### DATASET SECTION
******
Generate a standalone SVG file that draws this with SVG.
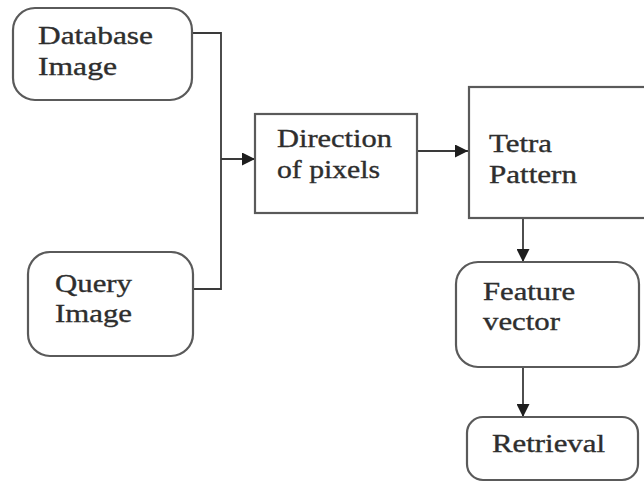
<svg xmlns="http://www.w3.org/2000/svg" width="644" height="483" viewBox="0 0 644 483">
  <defs>
    <style>
      .box { fill: #ffffff; stroke: #5a5a5a; stroke-width: 2.2; }
      .wire { fill: none; stroke: #3a3a3a; stroke-width: 1.8; }
      .lbl { font-family: "Liberation Serif", "Times New Roman", serif; font-size: 25px; fill: #2e2e2e; stroke: #2e2e2e; stroke-width: 0.35; }
    </style>
    <marker id="arrowBig" viewBox="0 0 10 10" refX="10" refY="5" markerWidth="13" markerHeight="13" markerUnits="userSpaceOnUse" orient="auto">
      <path d="M0,0 L10,5 L0,10 Z" fill="#1e1e1e"/>
    </marker>
  </defs>
  <rect width="644" height="483" fill="#ffffff"/>

  <!-- connectors -->
  <g id="connectors">
    <path class="wire" d="M192,33 H221 V289 H193"/>
    <path class="wire" d="M221,159 H255" marker-end="url(#arrowBig)"/>
    <path class="wire" d="M417,151 H468" marker-end="url(#arrowBig)"/>
    <path class="wire" d="M523,218 V262" marker-end="url(#arrowBig)"/>
    <path class="wire" d="M523,367 V417" marker-end="url(#arrowBig)"/>
  </g>

  <g id="database-image">
    <rect class="box" x="13" y="8" width="179" height="92" rx="22"/>
    <text class="lbl" x="38" y="44" textLength="115" lengthAdjust="spacingAndGlyphs">Database</text>
    <text class="lbl" x="38" y="75" textLength="79" lengthAdjust="spacingAndGlyphs">Image</text>
  </g>

  <g id="query-image">
    <rect class="box" x="28" y="252" width="165" height="104" rx="22"/>
    <text class="lbl" x="55" y="292" textLength="77" lengthAdjust="spacingAndGlyphs">Query</text>
    <text class="lbl" x="55" y="322" textLength="77" lengthAdjust="spacingAndGlyphs">Image</text>
  </g>

  <g id="direction-of-pixels">
    <rect class="box" x="255" y="114" width="162" height="99"/>
    <text class="lbl" x="277" y="147" textLength="115" lengthAdjust="spacingAndGlyphs">Direction</text>
    <text class="lbl" x="277" y="178" textLength="103" lengthAdjust="spacingAndGlyphs">of pixels</text>
  </g>

  <g id="tetra-pattern">
    <rect class="box" x="469" y="87" width="190" height="131"/>
    <text class="lbl" x="489" y="152" textLength="63" lengthAdjust="spacingAndGlyphs">Tetra</text>
    <text class="lbl" x="489" y="183" textLength="88" lengthAdjust="spacingAndGlyphs">Pattern</text>
  </g>

  <g id="feature-vector">
    <rect class="box" x="456" y="262" width="183" height="105" rx="22"/>
    <text class="lbl" x="483" y="300" textLength="92" lengthAdjust="spacingAndGlyphs">Feature</text>
    <text class="lbl" x="483" y="330" textLength="77" lengthAdjust="spacingAndGlyphs">vector</text>
  </g>

  <g id="retrieval">
    <rect class="box" x="467" y="417" width="171" height="63" rx="16"/>
    <text class="lbl" x="492" y="452" textLength="113" lengthAdjust="spacingAndGlyphs">Retrieval</text>
  </g>
</svg>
******
### WRITTEN REQUEST
All the lines above are to be reproduced exactly, except the pictures.

### TASK OUTPUT
Generate a standalone SVG file that draws this with SVG.
<svg xmlns="http://www.w3.org/2000/svg" width="644" height="483" viewBox="0 0 644 483">
  <defs>
    <style>
      .box { fill: #ffffff; stroke: #5a5a5a; stroke-width: 2.2; }
      .wire { fill: none; stroke: #3a3a3a; stroke-width: 1.8; }
      .lbl { font-family: "Liberation Serif", "Times New Roman", serif; font-size: 25px; fill: #2e2e2e; stroke: #2e2e2e; stroke-width: 0.35; }
    </style>
    <marker id="arrowBig" viewBox="0 0 10 10" refX="10" refY="5" markerWidth="13" markerHeight="13" markerUnits="userSpaceOnUse" orient="auto">
      <path d="M0,0 L10,5 L0,10 Z" fill="#1e1e1e"/>
    </marker>
  </defs>
  <rect width="644" height="483" fill="#ffffff"/>

  <!-- connectors -->
  <g id="connectors">
    <path class="wire" d="M192,33 H221 V289 H193"/>
    <path class="wire" d="M221,159 H255" marker-end="url(#arrowBig)"/>
    <path class="wire" d="M417,151 H468" marker-end="url(#arrowBig)"/>
    <path class="wire" d="M523,218 V262" marker-end="url(#arrowBig)"/>
    <path class="wire" d="M523,367 V417" marker-end="url(#arrowBig)"/>
  </g>

  <g id="database-image">
    <rect class="box" x="13" y="8" width="179" height="92" rx="22"/>
    <text class="lbl" x="38" y="44" textLength="115" lengthAdjust="spacingAndGlyphs">Database</text>
    <text class="lbl" x="38" y="75" textLength="79" lengthAdjust="spacingAndGlyphs">Image</text>
  </g>

  <g id="query-image">
    <rect class="box" x="28" y="252" width="165" height="104" rx="22"/>
    <text class="lbl" x="55" y="292" textLength="77" lengthAdjust="spacingAndGlyphs">Query</text>
    <text class="lbl" x="55" y="322" textLength="77" lengthAdjust="spacingAndGlyphs">Image</text>
  </g>

  <g id="direction-of-pixels">
    <rect class="box" x="255" y="114" width="162" height="99"/>
    <text class="lbl" x="277" y="147" textLength="115" lengthAdjust="spacingAndGlyphs">Direction</text>
    <text class="lbl" x="277" y="178" textLength="103" lengthAdjust="spacingAndGlyphs">of pixels</text>
  </g>

  <g id="tetra-pattern">
    <rect class="box" x="469" y="87" width="190" height="131"/>
    <text class="lbl" x="489" y="152" textLength="63" lengthAdjust="spacingAndGlyphs">Tetra</text>
    <text class="lbl" x="489" y="183" textLength="88" lengthAdjust="spacingAndGlyphs">Pattern</text>
  </g>

  <g id="feature-vector">
    <rect class="box" x="456" y="262" width="183" height="105" rx="22"/>
    <text class="lbl" x="483" y="300" textLength="92" lengthAdjust="spacingAndGlyphs">Feature</text>
    <text class="lbl" x="483" y="330" textLength="77" lengthAdjust="spacingAndGlyphs">vector</text>
  </g>

  <g id="retrieval">
    <rect class="box" x="467" y="417" width="171" height="63" rx="16"/>
    <text class="lbl" x="492" y="452" textLength="113" lengthAdjust="spacingAndGlyphs">Retrieval</text>
  </g>
</svg>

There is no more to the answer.